The Committee pointed out that Colby has the closest storage facility, as our location is technically on-campus. Guthro added that he plans to increase the frequency of retrieval from storage so that there will be three trips a day, seven days a week. Currently, there are three trips every weekday and one on Sunday.
Regarding library space, the Committee also discussed reference desks. Every college in the data comparison had either a separate reference desk or a combined reference and circulation desk. Colby, however, only has a circulation desk, which refers students to reference offices.
Professor of English David Suchoff pointed out that Colby used to have a reference desk, only to be cut off by Turner, who urged the forum attendees to focus on the future instead of looking at the library’s history. “I oppose your position that we shouldn’t be concerned about what happens in the past,” Professor of Classics Joseph Roisman said. “Yes, I’m a historian too,” Turner replied.
Turner said that, “at this point, [a reference desk is] not a feasible option,” estimating that the library would need at least ten new full-time staff members in order to run the desk. “That’s not the purview of the library committee,” Guthro said. However, John J. and Cornelia V. Gibson Professor of History Elizabeth Leonard asserted its necessity: “I would say a reference desk is absolutely part of the future,” she said.
The forum also discussed outreach, as Colby is an outlier in terms of not having a systematic program of library instruction. “A lot of the work librarians do now is outreach…where we’re meeting one on one with faculty or students,” Circulation Supervisor Eileen Richards said. “The librarians need to be in the classrooms.”
“We need more staff. We really need to make that emphatic…we don’t want to be an outlier in not having that information literacy,” Sagaser added.
Library Committee members brought the conversation back to the idea that the College has limited resources. “We need to look at how much space we don’t have,” Turner said. Guthro added that in the 1980s, “we wanted to be able to accommodate 15 years of growth. Now it’s been 30 years, and we are still in the same space.”
“Keep our eyes forward…we’re here now,” Leonard said. “This is the moment when we need to figure out what we want…we’ve been told to dream big. We need to figure out what we want and need, and make a case for it,” she told the forum.
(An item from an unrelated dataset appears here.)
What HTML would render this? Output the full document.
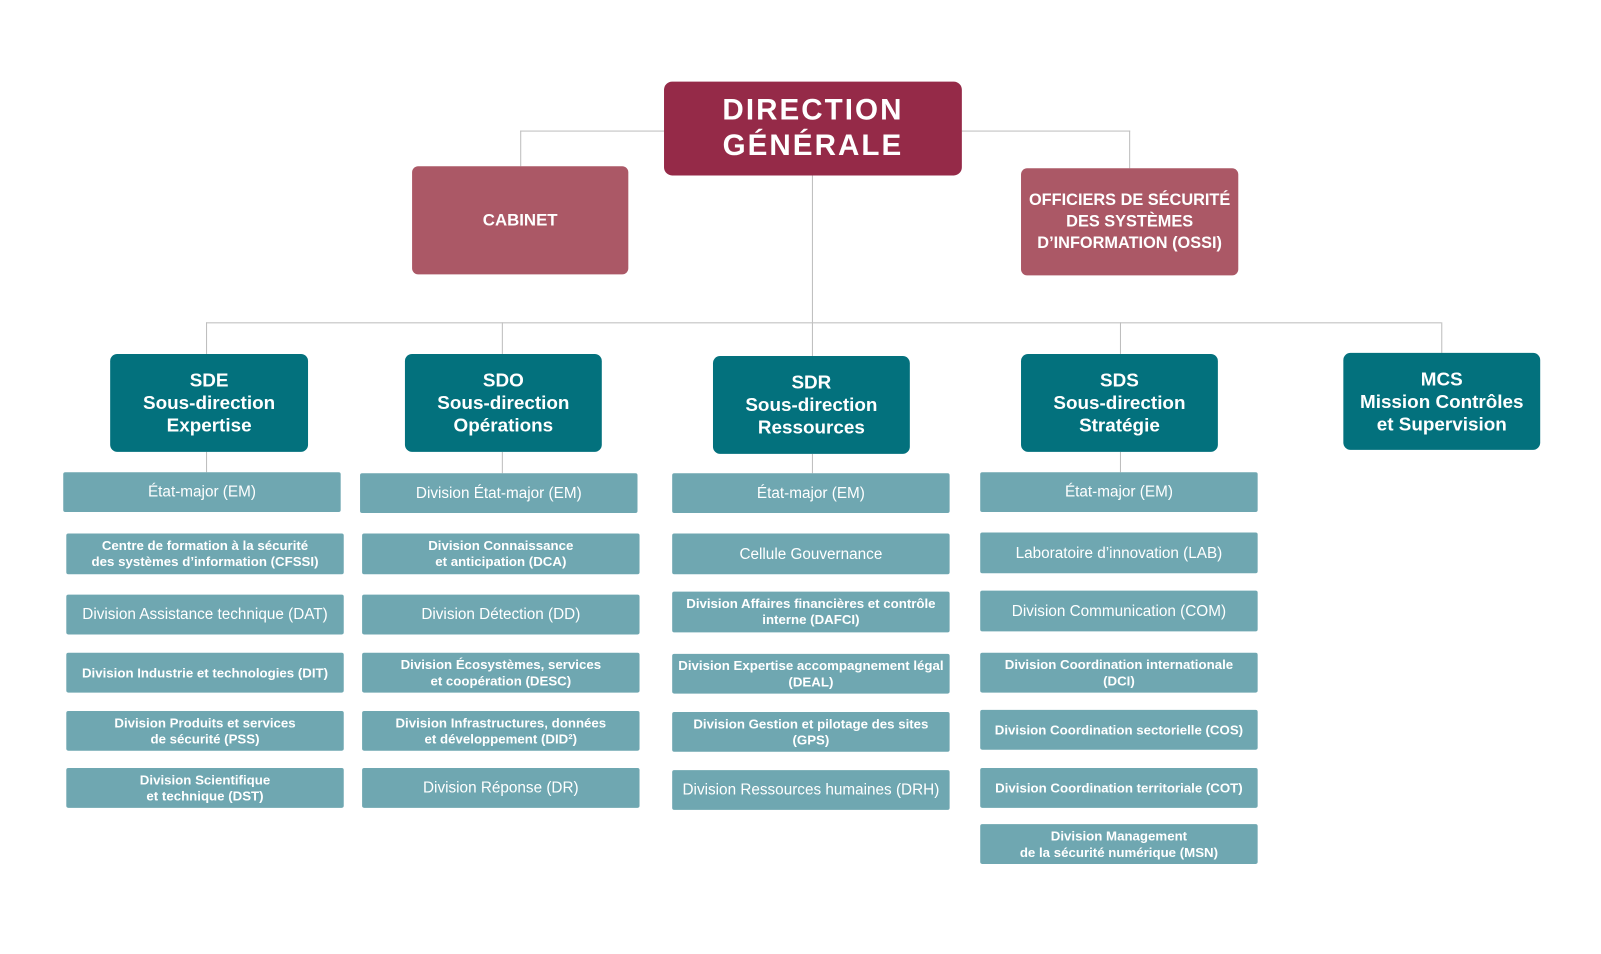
<!DOCTYPE html>
<html><head><meta charset="utf-8"><style>
html,body{margin:0;padding:0;background:#fff;width:1601px;height:952px;overflow:hidden}
#w{position:absolute;left:0;top:0;width:1570px;height:935px;transform:scale(1.02);transform-origin:0 0;font-family:"Liberation Sans",sans-serif}
.b{position:absolute;display:flex;align-items:center;justify-content:center;text-align:center;color:#fff;box-sizing:border-box;border-radius:6px}
.dg{background:#952A48;font-weight:bold;font-size:29px;letter-spacing:2px;line-height:35px;border-radius:8px}
.cab{background:#AB5866;font-weight:bold;font-size:16.5px;line-height:21px}
.sd{background:#03717D;font-weight:bold;font-size:18.5px;line-height:22px;border-radius:7px}
.it{background:#6FA7B1;border-radius:2px;font-size:15px;line-height:17px}
.it.s{font-size:13px;line-height:16px;font-weight:bold}
.l{position:absolute;background:#bdbdbd}
</style></head><body><div id="w">
<!-- lines -->
<div class="l" style="left:510px;top:128px;width:141px;height:1px"></div>
<div class="l" style="left:510px;top:128px;width:1px;height:35px"></div>
<div class="l" style="left:943px;top:128px;width:165px;height:1px"></div>
<div class="l" style="left:1107px;top:128px;width:1px;height:37px"></div>
<div class="l" style="left:796px;top:172px;width:1px;height:144px"></div>
<div class="l" style="left:202px;top:316px;width:1211px;height:1px"></div>
<div class="l" style="left:202px;top:316px;width:1px;height:31px"></div>
<div class="l" style="left:492px;top:316px;width:1px;height:31px"></div>
<div class="l" style="left:796px;top:316px;width:1px;height:33px"></div>
<div class="l" style="left:1098px;top:316px;width:1px;height:31px"></div>
<div class="l" style="left:1413px;top:316px;width:1px;height:30px"></div>
<div class="l" style="left:202px;top:443px;width:1px;height:20px"></div>
<div class="l" style="left:492px;top:443px;width:1px;height:21px"></div>
<div class="l" style="left:796px;top:445px;width:1px;height:19px"></div>
<div class="l" style="left:1098px;top:443px;width:1px;height:20px"></div>

<div class="b dg" style="left:651px;top:80px;width:292px;height:92px">DIRECTION<br>GÉNÉRALE</div>
<div class="b cab" style="left:404px;top:163px;width:212px;height:106px">CABINET</div>
<div class="b cab" style="left:1001px;top:165px;width:213px;height:105px;font-size:16px">OFFICIERS DE SÉCURITÉ<br>DES SYSTÈMES<br>D’INFORMATION (OSSI)</div>

<div class="b sd" style="left:108px;top:347px;width:194px;height:96px">SDE<br>Sous-direction<br>Expertise</div>
<div class="b sd" style="left:397px;top:347px;width:193px;height:96px">SDO<br>Sous-direction<br>Opérations</div>
<div class="b sd" style="left:699px;top:349px;width:193px;height:96px">SDR<br>Sous-direction<br>Ressources</div>
<div class="b sd" style="left:1001px;top:347px;width:193px;height:96px">SDS<br>Sous-direction<br>Stratégie</div>
<div class="b sd" style="left:1317px;top:346px;width:193px;height:95px">MCS<br>Mission Contrôles<br>et Supervision</div>

<div class="b it" style="left:62px;top:463px;width:272px;height:39px">État-major (EM)</div>
<div class="b it s" style="left:65px;top:523px;width:272px;height:40px">Centre de formation à la sécurité<br>des systèmes d’information (CFSSI)</div>
<div class="b it" style="left:65px;top:583px;width:272px;height:39px">Division Assistance technique (DAT)</div>
<div class="b it s" style="left:65px;top:640px;width:272px;height:39px">Division Industrie et technologies (DIT)</div>
<div class="b it s" style="left:65px;top:697px;width:272px;height:39px">Division Produits et services<br>de sécurité (PSS)</div>
<div class="b it s" style="left:65px;top:753px;width:272px;height:39px">Division Scientifique<br>et technique (DST)</div>

<div class="b it" style="left:353px;top:464px;width:272px;height:39px">Division État-major (EM)</div>
<div class="b it s" style="left:355px;top:523px;width:272px;height:40px">Division Connaissance<br>et anticipation (DCA)</div>
<div class="b it" style="left:355px;top:583px;width:272px;height:39px">Division Détection (DD)</div>
<div class="b it s" style="left:355px;top:640px;width:272px;height:39px">Division Écosystèmes, services<br>et coopération (DESC)</div>
<div class="b it s" style="left:355px;top:697px;width:272px;height:39px">Division Infrastructures, données<br>et développement (DID²)</div>
<div class="b it" style="left:355px;top:753px;width:272px;height:39px">Division Réponse (DR)</div>

<div class="b it" style="left:659px;top:464px;width:272px;height:39px">État-major (EM)</div>
<div class="b it" style="left:659px;top:523px;width:272px;height:40px">Cellule Gouvernance</div>
<div class="b it s" style="left:659px;top:580px;width:272px;height:40px">Division Affaires financières et contrôle<br>interne (DAFCI)</div>
<div class="b it s" style="left:659px;top:641px;width:272px;height:39px">Division Expertise accompagnement légal<br>(DEAL)</div>
<div class="b it s" style="left:659px;top:698px;width:272px;height:39px">Division Gestion et pilotage des sites<br>(GPS)</div>
<div class="b it" style="left:659px;top:755px;width:272px;height:39px">Division Ressources humaines (DRH)</div>

<div class="b it" style="left:961px;top:463px;width:272px;height:39px">État-major (EM)</div>
<div class="b it" style="left:961px;top:522px;width:272px;height:40px">Laboratoire d’innovation (LAB)</div>
<div class="b it" style="left:961px;top:579px;width:272px;height:40px">Division Communication (COM)</div>
<div class="b it s" style="left:961px;top:640px;width:272px;height:39px">Division Coordination internationale<br>(DCI)</div>
<div class="b it s" style="left:961px;top:696px;width:272px;height:39px">Division Coordination sectorielle (COS)</div>
<div class="b it s" style="left:961px;top:753px;width:272px;height:39px">Division Coordination territoriale (COT)</div>
<div class="b it s" style="left:961px;top:808px;width:272px;height:39px">Division Management<br>de la sécurité numérique (MSN)</div>
</div></body></html>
“Where do we philosophically want to put ourselves?” Turner asked the crowd. “What is the best library that we can have? What are the best education opportunities we can give to our students?”
Dr. Frank and Theodora Miselis Professor of Chemistry Whitney King turned the focus away from the statistical analysis that the Committee presented. “None of these [figures] tell us how well we’re educating students,” he said. “The hard question is, really, are we doing a good job of educating our students? What strategies [can] we take to produce the best possible outcomes for our students? That’s where the resources need to go,” King asked.
“My question is about time,” Turner said. He mentioned that the next open forum could revolve around the idea of how much students are using Miller Library, and whether or not the new study space has been beneficial.
“This is not the last conversation, this is not a formal report…this is the beginning of the conversation,” Turner said. “The library committee has decided nothing.”